▸ Requirement
Exactly and only the lines from the first entry through the line with "(0,0) rectangle (529,405);" should be copied, both ends included, with no pictures.

▸ Records for the exercise
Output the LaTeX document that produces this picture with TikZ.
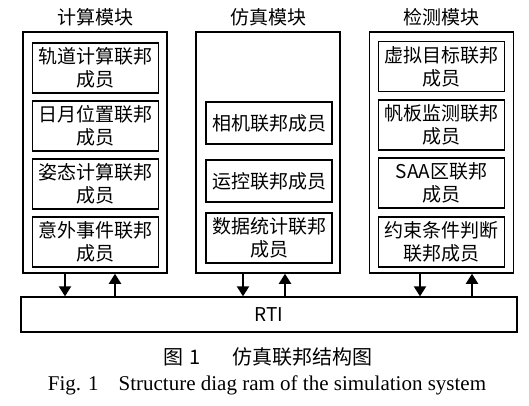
\documentclass[tikz,border=0pt]{standalone}
\usepackage{fontspec}
\setmainfont{Liberation Serif}
\newfontfamily\cjk{Noto Sans CJK SC}
\usetikzlibrary{arrows.meta,
                  positioning}

\begin{document}
\begin{tikzpicture}[x=1pt, y=1pt, every node/.style={font=\cjk\fontsize{19}{23}\selectfont}]
    \tikzset{
    module/.style= {draw, rectangle, line width=1.5pt, minimum width=144pt, minimum height=241pt},
    member/.style= {draw, rectangle, line width=1.5pt, align=center, minimum width=126pt, minimum height=50pt, inner sep=2pt},
    short/.style= {member, minimum height=42pt},
    bus/.style= {draw, rectangle, line width=1.3pt, minimum width=496pt, minimum height=35pt},
    line/.style = {draw, line width=2pt, -{Triangle[length=10pt,width=12pt]}}
}
\useasboundingbox (0,0) rectangle (529,405);

\node [module] (calc) at (95,252.5) {};
\node [module] (sim) at (268,252.5) {};
\node [module] (det) at (441.5,252.5) {};
\node [above of=calc, node distance=135pt] (calctitle) {计算模块};
\node [above of=sim, node distance=135pt] (simtitle) {仿真模块};
\node [above of=det, node distance=135pt] (dettitle) {检测模块};

\node [member] (orbit) at (95.5,337) {轨道计算联邦\\成员};
\node [member, below of=orbit, node distance=58pt] (sunmoon) {日月位置联邦\\成员};
\node [member, below of=sunmoon, node distance=58pt] (attitude) {姿态计算联邦\\成员};
\node [member, below of=attitude, node distance=58pt] (accident) {意外事件联邦\\成员};

\node [short] (camera) at (269,282) {相机联邦成员};
\node [short, below of=camera, node distance=58pt] (control) {运控联邦成员};
\node [member, below of=control, node distance=57pt] (stats) {数据统计联邦\\成员};

\node [member] (target) at (441.5,338.5) {虚拟目标联邦\\成员};
\node [member, below of=target, node distance=58.5pt] (panel) {帆板监测联邦\\成员};
\node [member, below of=panel, node distance=58pt] (saa) {SAA区联邦\\成员};
\node [member, below of=saa, node distance=59pt] (constraint) {约束条件判断\\联邦成员};

\node [bus] (rti) at (269,90.5) {RTI};

\node (captioncn) at (268,48) {\fontsize{20}{24}\selectfont 图\hspace{6pt}1\hspace{32pt}仿真联邦结构图};
\node (captionen) at (267,20) {\rmfamily\fontsize{21}{24}\selectfont Fig. 1\hspace{20pt}Structure diag ram of the simulation system};

\path [line] ([xshift=-30pt]calc.south) -- ([xshift=-30pt]calc.south |- rti.north);
\path [line] ([xshift=20pt]calc.south |- rti.north) -- ([xshift=20pt]calc.south);
\path [line] ([xshift=-25pt]sim.south) -- ([xshift=-25pt]sim.south |- rti.north);
\path [line] ([xshift=17pt]sim.south |- rti.north) -- ([xshift=17pt]sim.south);
\path [line] ([xshift=-21.5pt]det.south) -- ([xshift=-21.5pt]det.south |- rti.north);
\path [line] ([xshift=30.5pt]det.south |- rti.north) -- ([xshift=30.5pt]det.south);

\end{tikzpicture}
\end{document}
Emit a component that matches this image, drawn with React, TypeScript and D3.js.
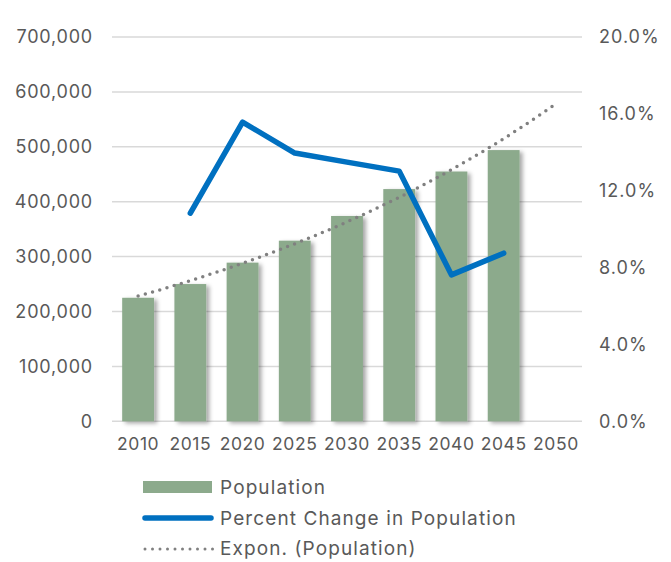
import { line, scaleBand, scaleLinear, format, curveLinear } from 'd3'

const years = ['2010', '2015', '2020', '2025', '2030', '2035', '2040', '2045', '2050']
const population: (number | null)[] = [225000, 250000, 289000, 329000, 374000, 423000, 455000, 494000, null]
const percentChange: (number | null)[] = [null, 0.1083, 0.1557, 0.1396, 0.1349, 0.1302, 0.0762, 0.0875, null]
const leftTicks = [0, 100000, 200000, 300000, 400000, 500000, 600000, 700000]
const rightTicks = [0, 0.04, 0.08, 0.12, 0.16, 0.2]

const width = 671
const height = 562
const plot = { left: 112, right: 582, top: 37, bottom: 421.3 }
const textColor = '#595959'
const fontFamily = 'Inter, "Liberation Sans", sans-serif'

// exponential fit of the population, as the spreadsheet trendline does
function exponentialFit(values: (number | null)[]) {
  const pts = values
    .map((v, i) => ({ x: i + 1, v }))
    .filter((p): p is { x: number; v: number } => p.v !== null)
  const n = pts.length
  const mx = pts.reduce((s, p) => s + p.x, 0) / n
  const my = pts.reduce((s, p) => s + Math.log(p.v), 0) / n
  const sxy = pts.reduce((s, p) => s + (p.x - mx) * (Math.log(p.v) - my), 0)
  const sxx = pts.reduce((s, p) => s + (p.x - mx) ** 2, 0)
  const b = sxy / sxx
  const a = my - b * mx
  return (x: number) => Math.exp(a + b * x)
}

export default function App() {
  const x = scaleBand<string>()
    .domain(years)
    .range([plot.left, plot.right])
    .paddingInner(0.39)
    .paddingOuter(0.195)
  const center = (year: string) => (x(year) ?? 0) + x.bandwidth() / 2

  const yLeft = scaleLinear().domain([0, 700000]).range([plot.bottom, plot.top])
  const yRight = scaleLinear().domain([0, 0.2]).range([plot.bottom, plot.top])

  const fit = exponentialFit(population)
  const trendPoints = years.flatMap((year, i) =>
    i < years.length - 1
      ? Array.from({ length: 10 }, (_, k) => ({ pos: center(year) + (k / 10) * x.step(), xi: i + 1 + k / 10 }))
      : [{ pos: center(year), xi: i + 1 }],
  )
  const trendPath = line<{ pos: number; xi: number }>()
    .x((d) => d.pos)
    .y((d) => yLeft(fit(d.xi)))(trendPoints)

  const pctPath = line<{ year: string; v: number | null }>()
    .defined((d) => d.v !== null)
    .x((d) => center(d.year))
    .y((d) => yRight(d.v ?? 0))
    .curve(curveLinear)(years.map((year, i) => ({ year, v: percentChange[i] })))

  const fmtLeft = format(',')
  const fmtRight = format('.1%')

  return (
    <svg
      width={width}
      height={height}
      style={{ position: 'absolute', left: 0, top: 0, background: '#fff' }}
      fontFamily={fontFamily}
    >
      <defs>
        <filter id="barShadow" x="-20%" y="-5%" width="150%" height="115%">
          <feDropShadow dx="3" dy="2" stdDeviation="2" floodColor="#000" floodOpacity="0.35" />
        </filter>
      </defs>

      {leftTicks.map((t) => (
        <line key={`grid-${t}`} x1={plot.left} x2={plot.right} y1={yLeft(t)} y2={yLeft(t)} stroke="#d9d9d9" strokeWidth={1.5} />
      ))}

      {leftTicks.map((t) => (
        <text key={`yl-${t}`} x={93} y={yLeft(t)} dy="0.35em" textAnchor="end" fontSize={18} letterSpacing={0.8} fill={textColor}>
          {fmtLeft(t)}
        </text>
      ))}

      {rightTicks.map((t) => (
        <text key={`yr-${t}`} x={599} y={yRight(t)} dy="0.35em" textAnchor="start" fontSize={18} letterSpacing={1} fill={textColor}>
          {fmtRight(t)}
        </text>
      ))}

      {years.map((year) => (
        <text key={`x-${year}`} x={center(year)} y={444} dy="0.35em" textAnchor="middle" fontSize={17.5} letterSpacing={0.6} fill={textColor}>
          {year}
        </text>
      ))}

      {years.map((year, i) =>
        population[i] === null ? null : (
          <rect
            key={`bar-${year}`}
            x={x(year)}
            y={yLeft(population[i] as number)}
            width={x.bandwidth()}
            height={plot.bottom - yLeft(population[i] as number)}
            fill="#8caa8c"
            filter="url(#barShadow)"
          />
        ),
      )}

      <path d={trendPath ?? ''} fill="none" stroke="#808080" strokeWidth={3.5} strokeDasharray="0 7.5" strokeLinecap="round" />

      <path d={pctPath ?? ''} fill="none" stroke="#0070c0" strokeWidth={5.5} strokeLinecap="round" strokeLinejoin="round" />

      {/* legend */}
      <rect x={143} y={481} width={69} height={12} fill="#8caa8c" />
      <text x={220} y={487} dy="0.35em" fontSize={19} letterSpacing={1.1} fill={textColor}>Population</text>
      <line x1={145} x2={211} y1={518} y2={518} stroke="#0070c0" strokeWidth={5.5} strokeLinecap="round" />
      <text x={220} y={518} dy="0.35em" fontSize={19} letterSpacing={1.1} fill={textColor}>Percent Change in Population</text>
      <line x1={145} x2={213} y1={549} y2={549} stroke="#808080" strokeWidth={3} strokeDasharray="0 7.5" strokeLinecap="round" />
      <text x={220} y={548} dy="0.35em" fontSize={19} letterSpacing={1.1} fill={textColor}>Expon. (Population)</text>
    </svg>
  )
}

▸ Task response
Output the LaTeX document that produces this picture with TikZ.
\documentclass[tikz,border=0pt]{standalone}
\usepackage{fontspec}
\setmainfont{Liberation Serif}
\newfontfamily\cjk{Noto Sans CJK SC}
\usetikzlibrary{arrows.meta,
                  positioning}

\begin{document}
\begin{tikzpicture}[x=1pt, y=1pt, every node/.style={font=\cjk\fontsize{19}{23}\selectfont}]
    \tikzset{
    module/.style= {draw, rectangle, line width=1.5pt, minimum width=144pt, minimum height=241pt},
    member/.style= {draw, rectangle, line width=1.5pt, align=center, minimum width=126pt, minimum height=50pt, inner sep=2pt},
    short/.style= {member, minimum height=42pt},
    bus/.style= {draw, rectangle, line width=1.3pt, minimum width=496pt, minimum height=35pt},
    line/.style = {draw, line width=2pt, -{Triangle[length=10pt,width=12pt]}}
}
\useasboundingbox (0,0) rectangle (529,405);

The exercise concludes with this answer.